_Goal_
Leave out the pictures and repeat the rest of the material exactly.

_Records provided_

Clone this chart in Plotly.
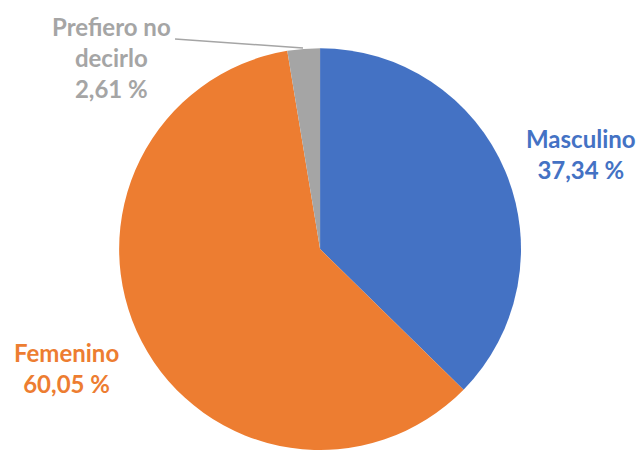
import plotly.graph_objects as go

labels = ["Masculino", "Femenino", "Prefiero no decirlo"]
values = [37.34, 60.05, 2.61]
colors = ["#4472C4", "#ED7D31", "#A5A5A5"]
label_texts = ["Masculino<br>37,34 %", "Femenino<br>60,05 %", "Prefiero no<br>decirlo<br>2,61 %"]

W, H = 644, 450

fig = go.Figure(go.Pie(
    labels=labels, values=values, sort=False, direction="clockwise", rotation=0,
    marker=dict(colors=colors, line=dict(width=0)),
    textinfo="none", hoverinfo="label+percent", showlegend=False,
    domain=dict(x=[0.15, 0.844], y=[0.0, 0.893]),
))

# (x, y, xanchor)
pos = [(638, 154, "right"), (12, 368, "left"), (111, 57, "center")]
for (px, py, xa), t, c in zip(pos, label_texts, colors):
    fig.add_annotation(x=px / W, y=1 - py / H, xref="paper", yref="paper",
                       text="<b>" + t + "</b>", showarrow=False,
                       xanchor=xa, yanchor="middle", align="center",
                       font=dict(family="Lato", size=24, color=c))

fig.add_shape(type="line", xref="paper", yref="paper",
              x0=175 / W, y0=1 - 39 / H, x1=303 / W, y1=1 - 48 / H,
              line=dict(color="#A5A5A5", width=1.5))

fig.update_layout(width=W, height=H, margin=dict(l=0, r=0, t=0, b=0),
                  paper_bgcolor="white", plot_bgcolor="white")
fig.write_html("out.html", config={"displayModeBar": False},
               post_script="document.body.style.margin='0';")
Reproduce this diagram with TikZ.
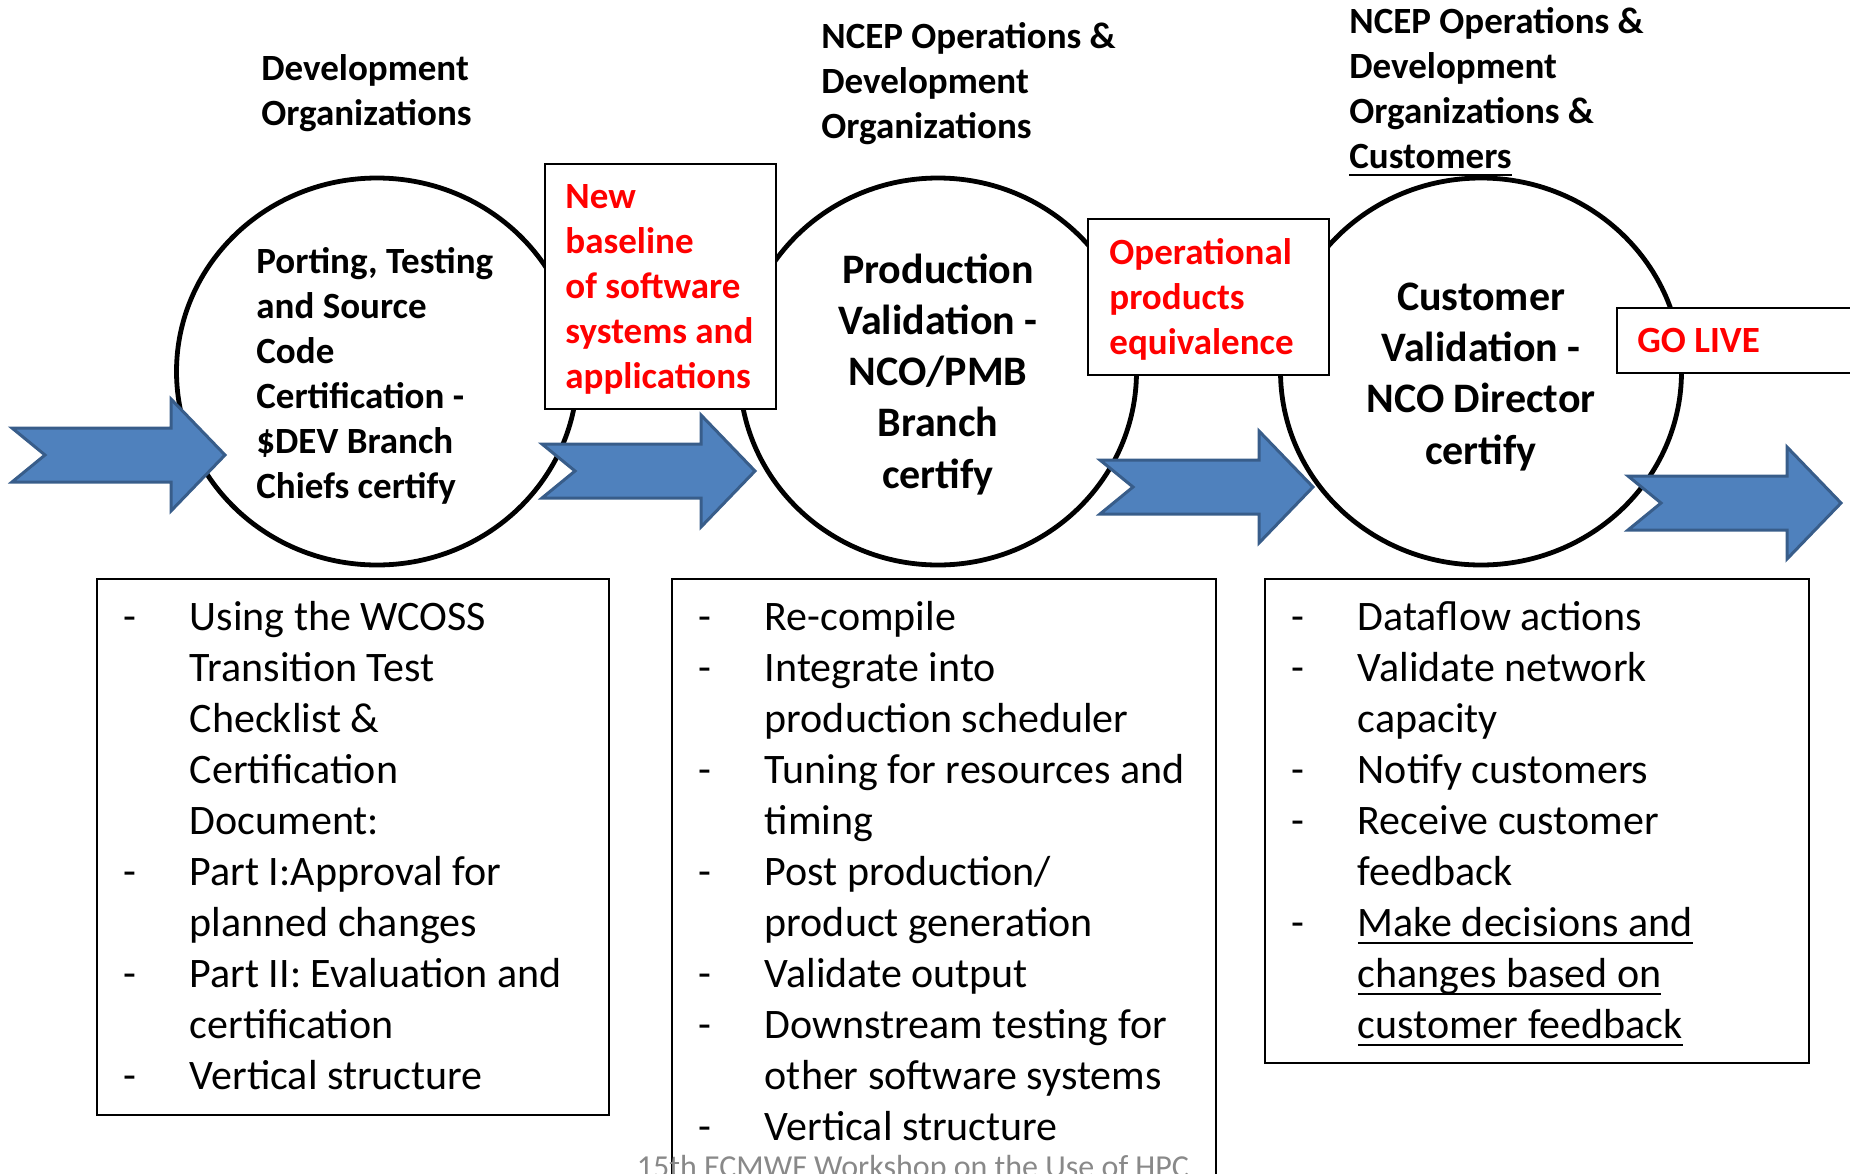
\documentclass[tikz,border=0pt]{standalone}
\usepackage{fontspec}
\setmainfont{Carlito}
\usepackage{tikz}
\usetikzlibrary{matrix, shapes.geometric}
\definecolor{arrowblue}{HTML}{4F81BD}
\definecolor{arrowedge}{HTML}{385D8A}
\definecolor{footgray}{HTML}{898989}
\newcommand{\ulined}[1]{\setbox0\hbox{#1}\rlap{\rule[-4pt]{\wd0}{1.2pt}}\box0}
\tikzset{
  stage/.style={ellipse, draw, line width=2.4pt, fill=white, inner sep=0pt},
  notebox/.style={rectangle, draw, line width=1pt, fill=white, inner sep=0pt},
  listbox/.style={rectangle, draw, line width=1pt, inner sep=0pt},
  headtext/.style={anchor=base west, align=left, inner sep=0pt, font=\bfseries\fontsize{18.5}{22.5}\selectfont},
  redtext/.style={headtext, text=red},
  stagetext/.style={anchor=base, align=center, inner sep=0pt, font=\bfseries\fontsize{21}{25.6}\selectfont},
  bluearrow/.style={fill=arrowblue, draw=arrowedge, line width=1.5pt},
  checklist/.style={matrix of nodes, anchor=north west, inner sep=0pt, column sep=0pt, row sep=0pt,
    nodes={anchor=base west, inner sep=0pt, text height=17pt, text depth=8.5pt, font=\fontsize{21}{25.5}\selectfont},
    column 1/.style={nodes={text width=33pt}}}
}
\begin{document}
\begin{tikzpicture}[x=0.5pt, y=-0.5pt]
\useasboundingbox (0,0) rectangle (1850,1173);
\node[stage, minimum width=200.5pt, minimum height=193.5pt] (port) at (377,371.5) {};
\node[stage, minimum width=198.5pt, minimum height=193.5pt] (prod) at (938,371.5) {};
\node[stage, minimum width=200.5pt, minimum height=193.5pt] (cust) at (1481,371.5) {};
\node[notebox, minimum width=115.5pt, minimum height=122.5pt] (baseline) at (660.5,286.5) {};
\node[notebox, minimum width=120.5pt, minimum height=78pt] (equiv) at (1208.5,297) {};
\node[notebox, minimum width=141.5pt, minimum height=32.5pt] (golive) at (1758.5,340.5) {};
\foreach \ax/\ay in {12/455, 542/471, 1100/487, 1628/503}
  \draw[bluearrow] (\ax,\ay-27) -- (\ax+159,\ay-27) -- (\ax+159,\ay-56) -- (\ax+213,\ay) -- (\ax+159,\ay+56) -- (\ax+159,\ay+27) -- (\ax,\ay+27) -- (\ax+33,\ay) -- cycle;
\node[headtext] (devorg) at (261,125) {Development\\Organizations};
\node[headtext] (opsorg) at (821,138) {NCEP Operations \&\\Development\\Organizations};
\node[headtext] (custorg) at (1349,168) {NCEP Operations \&\\Development\\Organizations \&\\\ulined{Customers}};
\node[headtext] (porttext) at (256,498) {Porting, Testing\\and Source\\Code\\Certification -\\\$DEV Branch\\Chiefs certify};
\node[redtext] (basetext) at (565,388) {New\\baseline\\of software\\systems and\\applications};
\node[redtext] (equivtext) at (1109,354) {Operational\\products\\equivalence};
\node[redtext] (golivetext) at (1637,352) {GO LIVE};
\node[stagetext] (prodtext) at (938,488) {Production\\Validation -\\NCO/PMB\\Branch\\certify};
\node[stagetext] (custtext) at (1481,464) {Customer\\Validation -\\NCO Director\\certify};
\node[listbox, minimum width=256pt, minimum height=268pt] (boxA) at (353,847) {};
\node[listbox, minimum width=272pt, minimum height=340pt] (boxB) at (944,919) {};
\node[listbox, minimum width=272pt, minimum height=242pt] (boxC) at (1537,821) {};
\matrix (listA) [checklist] at (123,596) {
- & Using the WCOSS \\
  & Transition Test \\
  & Checklist \& \\
  & Certification \\
  & Document: \\
- & Part I:Approval for \\
  & planned changes \\
- & Part II: Evaluation and \\
  & certification \\
- & Vertical structure \\
};
\matrix (listB) [checklist] at (698,596) {
- & Re-compile \\
- & Integrate into \\
  & production scheduler \\
- & Tuning for resources and \\
  & timing \\
- & Post production/ \\
  & product generation \\
- & Validate output \\
- & Downstream testing for \\
  & other software systems \\
- & Vertical structure \\
};
\matrix (listC) [checklist] at (1291,596) {
- & Dataflow actions \\
- & Validate network \\
  & capacity \\
- & Notify customers \\
- & Receive customer \\
  & feedback \\
- & \ulined{Make decisions and} \\
  & \ulined{changes based on} \\
  & \ulined{customer feedback} \\
};
\node[anchor=base, inner sep=0pt, text=footgray, font=\fontsize{16}{19.5}\selectfont] (footer) at (913,1177) {15th ECMWF Workshop on the Use of HPC};
\end{tikzpicture}
\end{document}
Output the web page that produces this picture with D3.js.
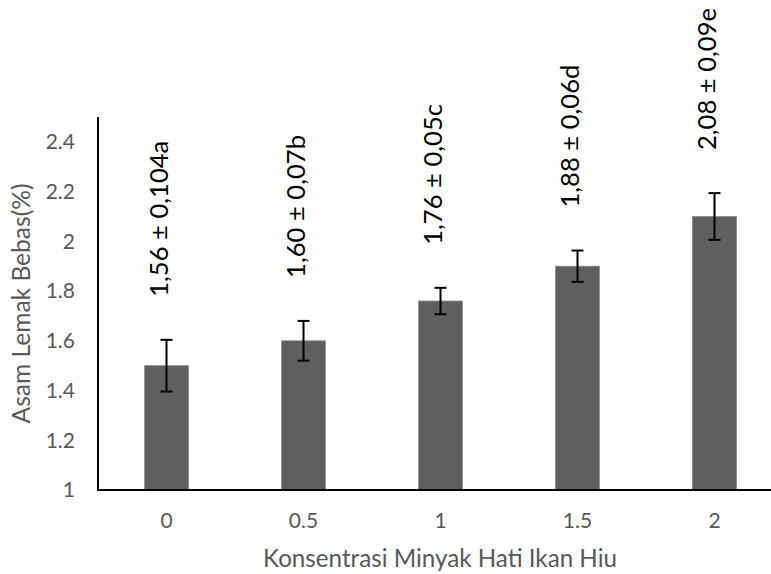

_Exercise response_
Clone this chart in Plotly.
import plotly.graph_objects as go

labels = ["Masculino", "Femenino", "Prefiero no decirlo"]
values = [37.34, 60.05, 2.61]
colors = ["#4472C4", "#ED7D31", "#A5A5A5"]
label_texts = ["Masculino<br>37,34 %", "Femenino<br>60,05 %", "Prefiero no<br>decirlo<br>2,61 %"]

W, H = 644, 450

fig = go.Figure(go.Pie(
    labels=labels, values=values, sort=False, direction="clockwise", rotation=0,
    marker=dict(colors=colors, line=dict(width=0)),
    textinfo="none", hoverinfo="label+percent", showlegend=False,
    domain=dict(x=[0.15, 0.844], y=[0.0, 0.893]),
))

# (x, y, xanchor)
pos = [(638, 154, "right"), (12, 368, "left"), (111, 57, "center")]
for (px, py, xa), t, c in zip(pos, label_texts, colors):
    fig.add_annotation(x=px / W, y=1 - py / H, xref="paper", yref="paper",
                       text="<b>" + t + "</b>", showarrow=False,
                       xanchor=xa, yanchor="middle", align="center",
                       font=dict(family="Lato", size=24, color=c))

fig.add_shape(type="line", xref="paper", yref="paper",
              x0=175 / W, y0=1 - 39 / H, x1=303 / W, y1=1 - 48 / H,
              line=dict(color="#A5A5A5", width=1.5))

fig.update_layout(width=W, height=H, margin=dict(l=0, r=0, t=0, b=0),
                  paper_bgcolor="white", plot_bgcolor="white")
fig.write_html("out.html", config={"displayModeBar": False},
               post_script="document.body.style.margin='0';")
Reproduce this diagram with TikZ.
\documentclass[tikz,border=0pt]{standalone}
\usepackage{fontspec}
\setmainfont{Carlito}
\usepackage{tikz}
\usetikzlibrary{matrix, shapes.geometric}
\definecolor{arrowblue}{HTML}{4F81BD}
\definecolor{arrowedge}{HTML}{385D8A}
\definecolor{footgray}{HTML}{898989}
\newcommand{\ulined}[1]{\setbox0\hbox{#1}\rlap{\rule[-4pt]{\wd0}{1.2pt}}\box0}
\tikzset{
  stage/.style={ellipse, draw, line width=2.4pt, fill=white, inner sep=0pt},
  notebox/.style={rectangle, draw, line width=1pt, fill=white, inner sep=0pt},
  listbox/.style={rectangle, draw, line width=1pt, inner sep=0pt},
  headtext/.style={anchor=base west, align=left, inner sep=0pt, font=\bfseries\fontsize{18.5}{22.5}\selectfont},
  redtext/.style={headtext, text=red},
  stagetext/.style={anchor=base, align=center, inner sep=0pt, font=\bfseries\fontsize{21}{25.6}\selectfont},
  bluearrow/.style={fill=arrowblue, draw=arrowedge, line width=1.5pt},
  checklist/.style={matrix of nodes, anchor=north west, inner sep=0pt, column sep=0pt, row sep=0pt,
    nodes={anchor=base west, inner sep=0pt, text height=17pt, text depth=8.5pt, font=\fontsize{21}{25.5}\selectfont},
    column 1/.style={nodes={text width=33pt}}}
}
\begin{document}
\begin{tikzpicture}[x=0.5pt, y=-0.5pt]
\useasboundingbox (0,0) rectangle (1850,1173);
\node[stage, minimum width=200.5pt, minimum height=193.5pt] (port) at (377,371.5) {};
\node[stage, minimum width=198.5pt, minimum height=193.5pt] (prod) at (938,371.5) {};
\node[stage, minimum width=200.5pt, minimum height=193.5pt] (cust) at (1481,371.5) {};
\node[notebox, minimum width=115.5pt, minimum height=122.5pt] (baseline) at (660.5,286.5) {};
\node[notebox, minimum width=120.5pt, minimum height=78pt] (equiv) at (1208.5,297) {};
\node[notebox, minimum width=141.5pt, minimum height=32.5pt] (golive) at (1758.5,340.5) {};
\foreach \ax/\ay in {12/455, 542/471, 1100/487, 1628/503}
  \draw[bluearrow] (\ax,\ay-27) -- (\ax+159,\ay-27) -- (\ax+159,\ay-56) -- (\ax+213,\ay) -- (\ax+159,\ay+56) -- (\ax+159,\ay+27) -- (\ax,\ay+27) -- (\ax+33,\ay) -- cycle;
\node[headtext] (devorg) at (261,125) {Development\\Organizations};
\node[headtext] (opsorg) at (821,138) {NCEP Operations \&\\Development\\Organizations};
\node[headtext] (custorg) at (1349,168) {NCEP Operations \&\\Development\\Organizations \&\\\ulined{Customers}};
\node[headtext] (porttext) at (256,498) {Porting, Testing\\and Source\\Code\\Certification -\\\$DEV Branch\\Chiefs certify};
\node[redtext] (basetext) at (565,388) {New\\baseline\\of software\\systems and\\applications};
\node[redtext] (equivtext) at (1109,354) {Operational\\products\\equivalence};
\node[redtext] (golivetext) at (1637,352) {GO LIVE};
\node[stagetext] (prodtext) at (938,488) {Production\\Validation -\\NCO/PMB\\Branch\\certify};
\node[stagetext] (custtext) at (1481,464) {Customer\\Validation -\\NCO Director\\certify};
\node[listbox, minimum width=256pt, minimum height=268pt] (boxA) at (353,847) {};
\node[listbox, minimum width=272pt, minimum height=340pt] (boxB) at (944,919) {};
\node[listbox, minimum width=272pt, minimum height=242pt] (boxC) at (1537,821) {};
\matrix (listA) [checklist] at (123,596) {
- & Using the WCOSS \\
  & Transition Test \\
  & Checklist \& \\
  & Certification \\
  & Document: \\
- & Part I:Approval for \\
  & planned changes \\
- & Part II: Evaluation and \\
  & certification \\
- & Vertical structure \\
};
\matrix (listB) [checklist] at (698,596) {
- & Re-compile \\
- & Integrate into \\
  & production scheduler \\
- & Tuning for resources and \\
  & timing \\
- & Post production/ \\
  & product generation \\
- & Validate output \\
- & Downstream testing for \\
  & other software systems \\
- & Vertical structure \\
};
\matrix (listC) [checklist] at (1291,596) {
- & Dataflow actions \\
- & Validate network \\
  & capacity \\
- & Notify customers \\
- & Receive customer \\
  & feedback \\
- & \ulined{Make decisions and} \\
  & \ulined{changes based on} \\
  & \ulined{customer feedback} \\
};
\node[anchor=base, inner sep=0pt, text=footgray, font=\fontsize{16}{19.5}\selectfont] (footer) at (913,1177) {15th ECMWF Workshop on the Use of HPC};
\end{tikzpicture}
\end{document}
Output the web page that produces this picture with D3.js.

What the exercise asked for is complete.